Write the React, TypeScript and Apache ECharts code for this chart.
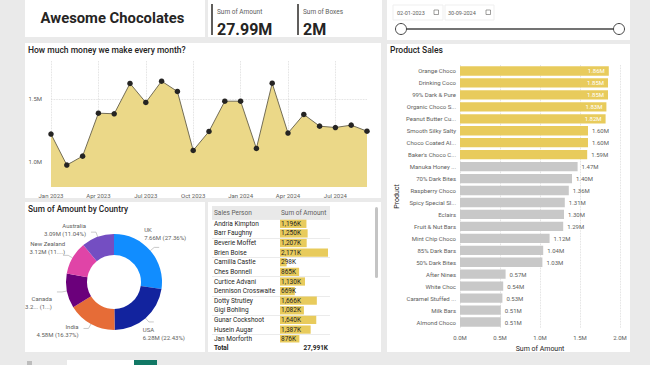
import React, { useEffect, useRef } from 'react';
import * as echarts from 'echarts';

// ---------- data ----------
const months = ['Jan 2023', 'Feb 2023', 'Mar 2023', 'Apr 2023', 'May 2023', 'Jun 2023', 'Jul 2023', 'Aug 2023', 'Sep 2023', 'Oct 2023', 'Nov 2023', 'Dec 2023', 'Jan 2024', 'Feb 2024', 'Mar 2024', 'Apr 2024', 'May 2024', 'Jun 2024', 'Jul 2024', 'Aug 2024', 'Sep 2024'];
const monthlyAmount = [1.22, 0.974, 1.045, 1.386, 1.381, 1.622, 1.471, 1.64, 1.558, 1.09, 1.241, 1.481, 1.481, 1.106, 1.624, 1.228, 1.376, 1.283, 1.272, 1.291, 1.243];
const monthlyTicks = [1.0, 1.5];

const countries = ['UK', 'USA', 'India', 'Canada', 'New Zealand', 'Australia'];
const countryAmounts = [7.66, 6.28, 4.58, 3.26, 3.12, 3.09];
const countryValueLabels = ['7.66M (27.36%)', '6.28M (22.43%)', '4.58M (16.37%)', '3.2... (1...)', '3.12M (11....)', '3.09M (11.04%)'];
const countryColors = ['#118DFF', '#12239E', '#E66C37', '#6B007B', '#E044A7', '#744EC2'];

const salesPersons = ['Andria Kimpton', 'Barr Faughny', 'Beverie Moffet', 'Brien Boise', 'Camilla Castle', 'Ches Bonnell', 'Curtice Advani', 'Dennison Crosswaite', 'Dotty Strutley', 'Gigi Bohling', 'Gunar Cockshoot', 'Husein Augar', 'Jan Morforth'];
const salesAmounts = [1196, 1250, 1207, 2171, 298, 865, 1130, 669, 1666, 1082, 1640, 1387, 876];
const salesTotal = 27991;

const products = ['Orange Choco', 'Drinking Coco', '99% Dark & Pure', 'Organic Choco S...', 'Peanut Butter Cu...', 'Smooth Silky Salty', 'Choco Coated Al...', "Baker's Choco C...", 'Manuka Honey ...', '70% Dark Bites', 'Raspberry Choco', 'Spicy Special Sl...', 'Eclairs', 'Fruit & Nut Bars', 'Mint Chip Choco', '85% Dark Bars', '50% Dark Bites', 'After Nines', 'White Choc', 'Caramel Stuffed ...', 'Milk Bars', 'Almond Choco'];
const productAmounts = [1.86, 1.85, 1.85, 1.83, 1.82, 1.6, 1.6, 1.59, 1.47, 1.4, 1.36, 1.31, 1.3, 1.29, 1.12, 1.04, 1.03, 0.57, 0.54, 0.53, 0.51, 0.51];

const kpiAmount = '27.99M';
const kpiBoxes = '2M';
const dateStart = '02-01-2023';
const dateEnd = '30-09-2024';

// ---------- styles ----------
const FONT = 'Roboto, sans-serif';
const DARK = '#252423';
const GREY = '#605E5C';
const YELLOW = '#E8CB5C';
const BARGREY = '#C8C8C8';
// label nudges for the donut (layout only)
const pieLabelShift = [
  [-20, -14],
  [-16, 12],
  [0, 2],
  [0, 11],
  [7, -8],
  [0, -3],
];

function txt(x: number, y: number, text: string, size: number, extra: any = {}) {
  return {
    type: 'text',
    x,
    y,
    z: extra.z ?? 10,
    style: {
      text,
      fontSize: size,
      fontFamily: FONT,
      fontWeight: extra.weight ?? 'normal',
      fill: extra.color ?? DARK,
      align: extra.align ?? 'left',
      verticalAlign: 'middle',
    },
  };
}
function panel(x: number, y: number, w: number, h: number) {
  return { type: 'rect', z: -10, shape: { x, y, width: w, height: h }, style: { fill: '#FFFFFF' } };
}

function buildOption(): any {
  const yMin = 0.8, yMax = 1.8, yStep = 0.1;
  const nTicks = Math.round((yMax - yMin) / yStep) + 1;
  const gridColors: string[] = [];
  for (let i = 0; i < nTicks; i++) {
    const v = yMin + i * yStep;
    gridColors.push(monthlyTicks.some((t) => Math.abs(t - v) < 1e-6) ? '#D6D6D6' : 'rgba(0,0,0,0)');
  }
  const salesMax = Math.max(...salesAmounts);

  const graphic: any[] = [
    // panels
    panel(25, 0, 180, 37),
    panel(208, 0, 174, 37),
    panel(387, 0, 243, 40),
    panel(25, 43, 356, 155),
    panel(25, 202, 180, 150),
    panel(208, 202, 173, 150),
    panel(387, 44, 243, 308),
    // header title
    txt(112.5, 18, 'Awesome Chocolates', 14.8, { weight: 'bold', align: 'center' }),
    // KPI cards
    { type: 'rect', z: 5, shape: { x: 211, y: 4, width: 2, height: 31 }, style: { fill: GREY } },
    { type: 'rect', z: 5, shape: { x: 297, y: 4, width: 2, height: 31 }, style: { fill: GREY } },
    txt(217, 12, 'Sum of Amount', 6.5, { color: GREY }),
    txt(217, 29, kpiAmount, 16, { weight: 'bold' }),
    txt(303, 12, 'Sum of Boxes', 6.5, { color: GREY }),
    txt(303, 29, kpiBoxes, 16, { weight: 'bold' }),
    // date slicer
    { type: 'rect', z: 5, shape: { x: 393, y: 5, width: 50, height: 15 }, style: { fill: 'none', stroke: '#EFEFEF', lineWidth: 1 } },
    { type: 'rect', z: 5, shape: { x: 445, y: 5, width: 49, height: 15 }, style: { fill: 'none', stroke: '#EFEFEF', lineWidth: 1 } },
    txt(397, 12.5, dateStart, 5.5, { color: GREY }),
    txt(448, 12.5, dateEnd, 5.5, { color: GREY }),
    { type: 'rect', z: 6, shape: { x: 434, y: 10, width: 4.5, height: 4.5 }, style: { fill: 'none', stroke: GREY, lineWidth: 0.6 } },
    { type: 'rect', z: 6, shape: { x: 486, y: 10, width: 4.5, height: 4.5 }, style: { fill: 'none', stroke: GREY, lineWidth: 0.6 } },
    { type: 'line', z: 6, shape: { x1: 401, y1: 29, x2: 619, y2: 29 }, style: { stroke: '#444444', lineWidth: 1.5 } },
    { type: 'circle', z: 7, shape: { cx: 401, cy: 29, r: 5.5 }, style: { fill: '#FFFFFF', stroke: '#444444', lineWidth: 1 } },
    { type: 'circle', z: 7, shape: { cx: 619, cy: 29, r: 5.5 }, style: { fill: '#FFFFFF', stroke: '#444444', lineWidth: 1 } },
    // chart titles
    txt(28, 49.5, 'How much money we make every month?', 8.5, { weight: 500 }),
    txt(28, 209, 'Sum of Amount by Country', 8.3, { weight: 500 }),
    txt(390, 50, 'Product Sales', 8.5, { weight: 500 }),
    // table header
    { type: 'rect', z: 50, shape: { x: 212, y: 206, width: 118, height: 13 }, style: { fill: '#E9E9E9' } },
    txt(214, 212.5, 'Sales Person', 6.5, { color: GREY, z: 51 }),
    txt(281, 212.5, 'Sum of Amount', 6.5, { color: GREY, z: 51 }),
    // table total row
    { type: 'rect', z: 50, shape: { x: 212, y: 342.5, width: 118, height: 9 }, style: { fill: '#FFFFFF' } },
    txt(214, 347.5, 'Total', 6.5, { weight: 'bold', z: 51 }),
    txt(328, 347.5, salesTotal.toLocaleString('en-US') + 'K', 6.5, { weight: 'bold', align: 'right', z: 51 }),
    // table scrollbar
    { type: 'rect', z: 50, shape: { x: 375, y: 207, width: 3, height: 71, r: 1.5 }, style: { fill: '#C4C4C4' } },
    // bottom tabs
    { type: 'rect', z: 5, shape: { x: 27, y: 361, width: 5, height: 4 }, style: { fill: '#BDBDBD' } },
    { type: 'rect', z: 5, shape: { x: 67, y: 360, width: 67, height: 5 }, style: { fill: '#FFFFFF' } },
    { type: 'rect', z: 5, shape: { x: 134, y: 360, width: 23, height: 5 }, style: { fill: '#117865' } },
  ];

  return {
    animation: false,
    backgroundColor: '#EAEAEA',
    textStyle: { fontFamily: FONT },
    graphic: { elements: graphic },
    grid: [
      { left: 51, top: 61, width: 316, height: 126 },
      { left: 280, top: 219, width: 48, height: 125 },
      { left: 212, top: 219, width: 118, height: 125 },
      { left: 460, top: 65, width: 160, height: 263 },
    ],
    xAxis: [
      {
        gridIndex: 0,
        type: 'category',
        data: months,
        boundaryGap: false,
        axisLine: { show: false },
        axisTick: { show: false },
        axisLabel: { interval: 2, fontSize: 6, color: GREY, margin: 5 },
        splitLine: { show: true, interval: 2, lineStyle: { color: '#D6D6D6', type: 'dotted', width: 0.8 } },
      },
      { gridIndex: 1, type: 'value', min: 0, max: salesMax, show: false },
      { gridIndex: 2, type: 'value', min: 0, max: 1, show: false },
      {
        gridIndex: 3,
        type: 'value',
        min: 0,
        max: 2,
        interval: 0.5,
        axisLine: { show: false },
        axisTick: { show: false },
        axisLabel: { fontSize: 6, color: GREY, margin: 6, formatter: (v: number) => v.toFixed(1) + 'M' },
        splitLine: { lineStyle: { color: '#D6D6D6', type: 'dotted', width: 0.8 } },
        name: 'Sum of Amount',
        nameLocation: 'middle',
        nameGap: 17,
        nameTextStyle: { fontSize: 7, color: DARK },
      },
    ],
    yAxis: [
      {
        gridIndex: 0,
        type: 'value',
        min: yMin,
        max: yMax,
        interval: yStep,
        axisLine: { show: false },
        axisTick: { show: false },
        axisLabel: {
          fontSize: 6,
          color: GREY,
          margin: 9,
          formatter: (v: number) => (monthlyTicks.some((t) => Math.abs(t - v) < 1e-6) ? v.toFixed(1) + 'M' : ''),
        },
        splitLine: { show: true, lineStyle: { color: gridColors, type: 'dotted', width: 0.8 } },
      },
      {
        gridIndex: 1,
        type: 'category',
        inverse: true,
        data: salesPersons,
        axisLine: { show: false },
        axisTick: { show: false },
        axisLabel: { align: 'left', margin: 66, fontSize: 6.5, color: DARK },
        splitLine: { show: false },
      },
      {
        gridIndex: 2,
        type: 'category',
        inverse: true,
        data: salesPersons,
        axisLine: { show: false },
        axisTick: { show: false },
        axisLabel: { show: false },
        splitLine: { show: true, lineStyle: { color: '#E6E6E6', width: 0.8 } },
      },
      {
        gridIndex: 3,
        type: 'category',
        inverse: true,
        data: products,
        axisLine: { show: false },
        axisTick: { show: false },
        axisLabel: { fontSize: 6, color: GREY, margin: 4 },
        name: 'Product',
        nameLocation: 'middle',
        nameRotate: 90,
        nameGap: 60,
        nameTextStyle: { fontSize: 7, color: DARK },
      },
    ],
    series: [
      {
        type: 'line',
        xAxisIndex: 0,
        yAxisIndex: 0,
        data: monthlyAmount,
        symbol: 'circle',
        symbolSize: 5.5,
        itemStyle: { color: DARK },
        lineStyle: { color: '#736D55', width: 1 },
        areaStyle: { color: '#EBD888', opacity: 1 },
      },
      {
        type: 'pie',
        center: [114, 282],
        radius: [27, 48],
        startAngle: 90,
        data: countries.map((c, i) => ({ name: c, value: countryAmounts[i], itemStyle: { color: countryColors[i] } })),
        label: {
          show: true,
          position: 'outside',
          fontSize: 6,
          lineHeight: 8,
          color: GREY,
          formatter: (p: any) => `${p.name}\n${countryValueLabels[p.dataIndex]}`,
        },
        labelLine: { show: true, length: 5, length2: 5, lineStyle: { color: '#BBBBBB', width: 0.8 } },
        labelLayout: (p: any) => ({ dx: pieLabelShift[p.dataIndex][0], dy: pieLabelShift[p.dataIndex][1] }),
      },
      {
        type: 'bar',
        xAxisIndex: 1,
        yAxisIndex: 1,
        data: salesAmounts,
        barCategoryGap: '14%',
        itemStyle: { color: YELLOW },
        label: {
          show: true,
          position: 'insideLeft',
          distance: 1,
          fontSize: 6.5,
          color: DARK,
          formatter: (p: any) => Number(p.value).toLocaleString('en-US') + 'K',
        },
      },
      {
        type: 'bar',
        xAxisIndex: 3,
        yAxisIndex: 3,
        barCategoryGap: '22%',
        data: productAmounts.map((v) => ({
          value: v,
          itemStyle: { color: v >= 1.5 ? YELLOW : BARGREY },
          label: {
            show: true,
            position: v >= 1.8 ? 'insideRight' : 'right',
            distance: 4,
            fontSize: 6,
            color: v >= 1.8 ? '#FFFFFF' : GREY,
            formatter: (p: any) => Number(p.value).toFixed(2) + 'M',
          },
        })),
      },
    ],
  };
}

export default function App() {
  const ref = useRef<HTMLDivElement>(null);
  useEffect(() => {
    const chart = echarts.init(ref.current!, null, { renderer: 'svg' });
    chart.setOption(buildOption());
    return () => chart.dispose();
  }, []);
  return <div ref={ref} style={{ position: 'fixed', left: 0, top: 0, width: 650, height: 365 }} />;
}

Task requirements ▸ Begin at the first line of the data above and repeat each line exactly, stopping after the line containing "import * as echarts from 'echarts';". Omit the pictures.

Result below ▸
Write the React, TypeScript and Apache ECharts code for this chart.
import React, { useEffect, useRef } from 'react';
import * as echarts from 'echarts';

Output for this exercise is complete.